Wednesday, December 31, 2014

Cranberry Banana Bread

Cranberry Banana Bread

I purchased more walnuts, pecans and cranberries than I needed for my Christmas baking, so I decided today that I would do a bit of baking to use them up.

I made two loaves of this bread, one with walnuts and the other with pecans.  We will keep one of the loaves for ourselves and take the other to my Dad's house tomorrow for my son's family  birthday celebration.

The first thing you need to do is pre-heat your oven to 350 degrees.   My oven is really slow to heat up, so I can have a cup of tea while I am waiting for it to get up to the required temp.  It doesn't take long to mix this bread, so you will want to wait until the oven is ready.

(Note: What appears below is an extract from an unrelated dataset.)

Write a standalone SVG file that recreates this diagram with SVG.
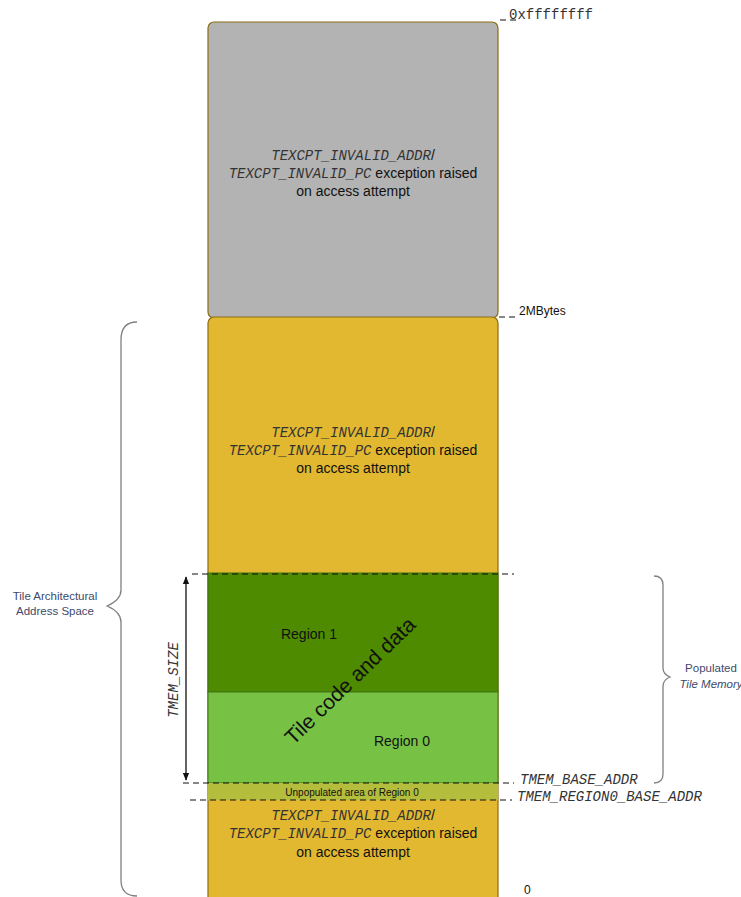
<svg xmlns="http://www.w3.org/2000/svg" width="741" height="897" viewBox="0 0 741 897">
<defs>
<style>
.box{stroke:#8c6d12;stroke-width:1.2}
.sans{font-family:"Liberation Sans",Arial,sans-serif;fill:#111}
.mono{font-family:"Liberation Mono","Courier New",monospace;font-style:italic;fill:#333}
.dash{stroke:#111;stroke-width:1.2;stroke-dasharray:6,4;fill:none}
.brace{stroke:#808080;stroke-width:1.3;fill:none}
.lbl{font-family:"Liberation Sans",Arial,sans-serif;fill:#3d4a6b;font-size:11.5px}
</style>
<marker id="ah" viewBox="0 0 10 10" refX="9" refY="5" markerWidth="8" markerHeight="8" orient="auto-start-reverse" markerUnits="userSpaceOnUse"><path d="M0,1 L10,5 L0,9 Z" fill="#111"/></marker>
</defs>
<g id="gray-region">
<rect class="box" x="208" y="22" width="290" height="296" rx="6" fill="#b3b3b3"/>
<text text-anchor="middle" y="160"><tspan x="353" class="mono" font-size="14">TEXCPT_INVALID_ADDR</tspan><tspan class="sans" font-size="14">/</tspan></text>
<text text-anchor="middle" x="353" y="178"><tspan class="mono" font-size="14">TEXCPT_INVALID_PC</tspan><tspan class="sans" font-size="14"> exception raised</tspan></text>
<text class="sans" font-size="14" text-anchor="middle" x="353" y="196">on access attempt</text>
</g>
<g id="yellow-region">
<rect class="box" x="208" y="317" width="290" height="590" rx="6" fill="#e2b830"/>
<text text-anchor="middle" y="437"><tspan x="353" class="mono" font-size="14">TEXCPT_INVALID_ADDR</tspan><tspan class="sans" font-size="14">/</tspan></text>
<text text-anchor="middle" x="353" y="455"><tspan class="mono" font-size="14">TEXCPT_INVALID_PC</tspan><tspan class="sans" font-size="14"> exception raised</tspan></text>
<text class="sans" font-size="14" text-anchor="middle" x="353" y="473">on access attempt</text>
<text text-anchor="middle" y="820"><tspan x="353" class="mono" font-size="14">TEXCPT_INVALID_ADDR</tspan><tspan class="sans" font-size="14">/</tspan></text>
<text text-anchor="middle" x="353" y="838"><tspan class="mono" font-size="14">TEXCPT_INVALID_PC</tspan><tspan class="sans" font-size="14"> exception raised</tspan></text>
<text class="sans" font-size="14" text-anchor="middle" x="353" y="857">on access attempt</text>
</g>
<g id="region1">
<rect x="208" y="573" width="290" height="119" fill="#4e8b00" stroke="#3e7410" stroke-width="1"/>
<text class="sans" font-size="14" text-anchor="middle" x="309" y="639">Region 1</text>
</g>
<g id="region0">
<rect x="208" y="692" width="290" height="91" fill="#77c244" stroke="#3e7410" stroke-width="1"/>
<text class="sans" font-size="14" text-anchor="middle" x="402" y="746">Region 0</text>
</g>
<g id="unpopulated">
<rect x="208" y="783" width="290" height="17" fill="#b4bd3c"/>
<text class="sans" font-size="10" text-anchor="middle" x="352" y="796">Unpopulated area of Region 0</text>
</g>
<g id="tile-code">
<text class="sans" font-size="21" text-anchor="middle" transform="translate(355,686) rotate(-44)">Tile code and data</text>
</g>
<g id="connectors">
<line class="dash" x1="192" y1="574" x2="514" y2="574"/>
<line class="dash" x1="183" y1="783" x2="514" y2="783"/>
<line class="dash" x1="190" y1="800" x2="512" y2="800"/>
<line class="dash" x1="500" y1="20" x2="518" y2="20"/>
<line class="dash" x1="499" y1="317" x2="517" y2="317"/>
<line x1="186" y1="577" x2="186" y2="780" stroke="#111" stroke-width="1.3" marker-start="url(#ah)" marker-end="url(#ah)"/>
<path class="brace" d="M137,322 Q121,322 121,340 L121,590 Q121,600 107,606 Q121,612 121,622 L121,880 Q121,896 137,896"/>
<path class="brace" d="M654,576 Q663,576 663,585 L663,668 Q663,674 670,677 Q663,680 663,686 L663,774 Q663,783 654,783"/>
</g>
<g id="labels">
<text class="mono" font-size="14" x="509" y="19" style="font-style:normal">0xffffffff</text>
<text class="sans" font-size="12" x="519" y="315">2MBytes</text>
<text class="mono" font-size="14" x="520" y="784">TMEM_BASE_ADDR</text>
<text class="mono" font-size="14" x="517" y="801">TMEM_REGION0_BASE_ADDR</text>
<text class="sans" font-size="12" x="524" y="894">0</text>
<text class="mono" font-size="14" text-anchor="middle" transform="translate(178,680) rotate(-90)">TMEM_SIZE</text>
<text class="lbl" text-anchor="middle" x="55" y="600">Tile Architectural</text>
<text class="lbl" text-anchor="middle" x="55" y="615">Address Space</text>
<text class="lbl" text-anchor="middle" x="711" y="672">Populated</text>
<text class="lbl" text-anchor="middle" x="711" y="688" font-style="italic">Tile Memory</text>
</g>
</svg>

In a large mixing bowl, place 1 and  2/3 of a cup of flour.  You can combine all-purpose flour with whole wheat flour if you like.  This is a forgiving recipe.

Add 1/2 teaspoon baking soda

Then add 1 teaspoon of cinnamon, 1/2 teaspoon of ground nutmeg and 1/2 teaspoon of ground ginger.   Add 1/2 teaspoon of salt.

Then add 1/2 cup of vegan-friendly granulated sugar.

Add 1/2 cup of chopped dried cranberries, or 1/2 cup of chopped fresh cranberries if you like a loaf that has tart bits in it.

Finally, add 1/2 cup of chopped nuts.  I put walnuts in one loaf and pecans in the other.

Stir your dry ingredients together.

In another large mixing bowl, mash three ripe bananas.  You need about 1 1/4 cups of banana, and I have found that three bananas is the right amount for that.

Add 1/2 of unsweetened apple sauce - this is the egg substitute.
Use a homemade or commercial egg replacer such as Ener-G - this is what I do now!

And 3 tablespoon of canola oil.

Mix these wet ingredients together well.

Other tasty additions to his batter could be raisins, or currants or coconut, candied citrus peel - the list is endless, really.

Pour the dry ingredients into the wet ingredients and stir until well combined, and until there are no pockets of dry ingredients lurking in the mixture.

You can use a stand mixer or a hand mixer for this, but I stirred by hand.   It will seem like a dry-ish batter for a little while, but it does come together nicely after some stirring.

Prepare a loaf pan in your usual way - I used canola oil in a mister to spray my pans.

Carefully spoon the batter into your loaf pan, and place it on the middle shelf of the oven.  Oven temperatures can vary greatly I have found.   The loaf takes anywhere from 45 minutes to
1 hour to cook.   I set my timer for 50 minutes and do the first doneness check at that time, and if it needs more time I check at 5 minute intervals.

Your loaf is done when a toothpick inserted in the centre comes out clean and dry.

Allow your loaf to cool in the pan on a wire rack for about ten minutes, then carefully slide it out of the pan to continue cooling on the wire rack.   When the loaf is perfectly cool, you can wrap it in waxed paper.  It will keep nicely, if wrapped,  for a few days.  That's the theory.   In practice, the loaf is unlikely to last that long because it will be eaten within hours, if not minutes!